- DIRECTION -
Extract, unchanged, every line from the top of the material below through the line with "const yMax = 450;", and no more.

- PROVIDED MATERIAL -
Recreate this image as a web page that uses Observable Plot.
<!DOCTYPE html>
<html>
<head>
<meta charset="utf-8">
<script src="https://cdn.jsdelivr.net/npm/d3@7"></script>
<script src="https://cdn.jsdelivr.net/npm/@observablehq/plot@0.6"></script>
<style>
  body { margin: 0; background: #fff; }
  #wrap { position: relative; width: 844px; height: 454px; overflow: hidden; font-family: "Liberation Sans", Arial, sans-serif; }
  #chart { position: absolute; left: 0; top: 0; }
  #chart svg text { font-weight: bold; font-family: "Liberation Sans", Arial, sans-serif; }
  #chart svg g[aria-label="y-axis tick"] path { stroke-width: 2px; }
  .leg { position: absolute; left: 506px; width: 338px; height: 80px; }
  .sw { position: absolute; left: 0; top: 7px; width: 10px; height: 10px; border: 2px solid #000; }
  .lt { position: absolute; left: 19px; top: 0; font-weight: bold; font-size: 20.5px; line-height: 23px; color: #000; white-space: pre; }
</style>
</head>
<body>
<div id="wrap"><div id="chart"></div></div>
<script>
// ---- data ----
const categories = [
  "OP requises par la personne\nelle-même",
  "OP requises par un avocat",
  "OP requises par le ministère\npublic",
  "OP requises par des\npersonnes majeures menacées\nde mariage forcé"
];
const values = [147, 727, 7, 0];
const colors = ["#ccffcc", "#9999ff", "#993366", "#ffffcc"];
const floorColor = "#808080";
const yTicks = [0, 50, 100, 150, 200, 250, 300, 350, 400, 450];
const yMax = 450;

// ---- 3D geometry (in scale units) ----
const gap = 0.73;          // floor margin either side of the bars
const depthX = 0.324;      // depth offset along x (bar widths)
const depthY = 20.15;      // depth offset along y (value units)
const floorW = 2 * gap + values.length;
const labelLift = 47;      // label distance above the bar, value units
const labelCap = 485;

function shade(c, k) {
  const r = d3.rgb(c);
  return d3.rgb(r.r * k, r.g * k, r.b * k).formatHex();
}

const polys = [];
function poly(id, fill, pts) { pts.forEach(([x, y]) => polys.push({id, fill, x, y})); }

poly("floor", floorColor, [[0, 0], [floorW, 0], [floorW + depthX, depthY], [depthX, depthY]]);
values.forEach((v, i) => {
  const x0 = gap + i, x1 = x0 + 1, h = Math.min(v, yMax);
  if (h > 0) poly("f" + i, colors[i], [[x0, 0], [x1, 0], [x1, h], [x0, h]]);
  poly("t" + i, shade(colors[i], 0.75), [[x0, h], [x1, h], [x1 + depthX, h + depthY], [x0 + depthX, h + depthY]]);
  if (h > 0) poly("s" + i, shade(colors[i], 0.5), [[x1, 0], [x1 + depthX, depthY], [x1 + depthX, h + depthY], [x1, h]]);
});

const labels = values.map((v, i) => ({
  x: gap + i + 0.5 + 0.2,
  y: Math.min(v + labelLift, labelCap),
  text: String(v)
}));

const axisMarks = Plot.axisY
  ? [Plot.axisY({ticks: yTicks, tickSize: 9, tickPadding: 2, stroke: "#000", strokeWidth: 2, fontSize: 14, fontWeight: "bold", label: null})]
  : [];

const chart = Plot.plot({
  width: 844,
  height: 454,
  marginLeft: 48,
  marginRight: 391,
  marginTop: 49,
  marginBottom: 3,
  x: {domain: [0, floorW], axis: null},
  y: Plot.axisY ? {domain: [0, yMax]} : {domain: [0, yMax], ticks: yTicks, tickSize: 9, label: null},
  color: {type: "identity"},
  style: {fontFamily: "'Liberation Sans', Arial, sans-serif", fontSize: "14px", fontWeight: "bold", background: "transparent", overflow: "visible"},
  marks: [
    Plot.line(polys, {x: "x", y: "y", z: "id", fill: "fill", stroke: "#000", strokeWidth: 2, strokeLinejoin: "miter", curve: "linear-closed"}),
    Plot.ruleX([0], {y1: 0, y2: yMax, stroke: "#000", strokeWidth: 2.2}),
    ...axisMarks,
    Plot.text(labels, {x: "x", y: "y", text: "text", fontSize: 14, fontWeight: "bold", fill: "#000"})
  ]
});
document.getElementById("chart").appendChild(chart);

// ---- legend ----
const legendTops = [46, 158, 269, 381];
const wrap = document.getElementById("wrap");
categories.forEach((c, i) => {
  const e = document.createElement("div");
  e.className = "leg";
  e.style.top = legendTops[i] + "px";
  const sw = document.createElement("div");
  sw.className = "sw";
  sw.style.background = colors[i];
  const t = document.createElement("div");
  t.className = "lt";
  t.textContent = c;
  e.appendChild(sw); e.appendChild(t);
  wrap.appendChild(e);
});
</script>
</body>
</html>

- PROBLEM SOLUTION -
Recreate this image as a web page that uses Observable Plot.
<!DOCTYPE html>
<html>
<head>
<meta charset="utf-8">
<script src="https://cdn.jsdelivr.net/npm/d3@7"></script>
<script src="https://cdn.jsdelivr.net/npm/@observablehq/plot@0.6"></script>
<style>
  body { margin: 0; background: #fff; }
  #wrap { position: relative; width: 844px; height: 454px; overflow: hidden; font-family: "Liberation Sans", Arial, sans-serif; }
  #chart { position: absolute; left: 0; top: 0; }
  #chart svg text { font-weight: bold; font-family: "Liberation Sans", Arial, sans-serif; }
  #chart svg g[aria-label="y-axis tick"] path { stroke-width: 2px; }
  .leg { position: absolute; left: 506px; width: 338px; height: 80px; }
  .sw { position: absolute; left: 0; top: 7px; width: 10px; height: 10px; border: 2px solid #000; }
  .lt { position: absolute; left: 19px; top: 0; font-weight: bold; font-size: 20.5px; line-height: 23px; color: #000; white-space: pre; }
</style>
</head>
<body>
<div id="wrap"><div id="chart"></div></div>
<script>
// ---- data ----
const categories = [
  "OP requises par la personne\nelle-même",
  "OP requises par un avocat",
  "OP requises par le ministère\npublic",
  "OP requises par des\npersonnes majeures menacées\nde mariage forcé"
];
const values = [147, 727, 7, 0];
const colors = ["#ccffcc", "#9999ff", "#993366", "#ffffcc"];
const floorColor = "#808080";
const yTicks = [0, 50, 100, 150, 200, 250, 300, 350, 400, 450];
const yMax = 450;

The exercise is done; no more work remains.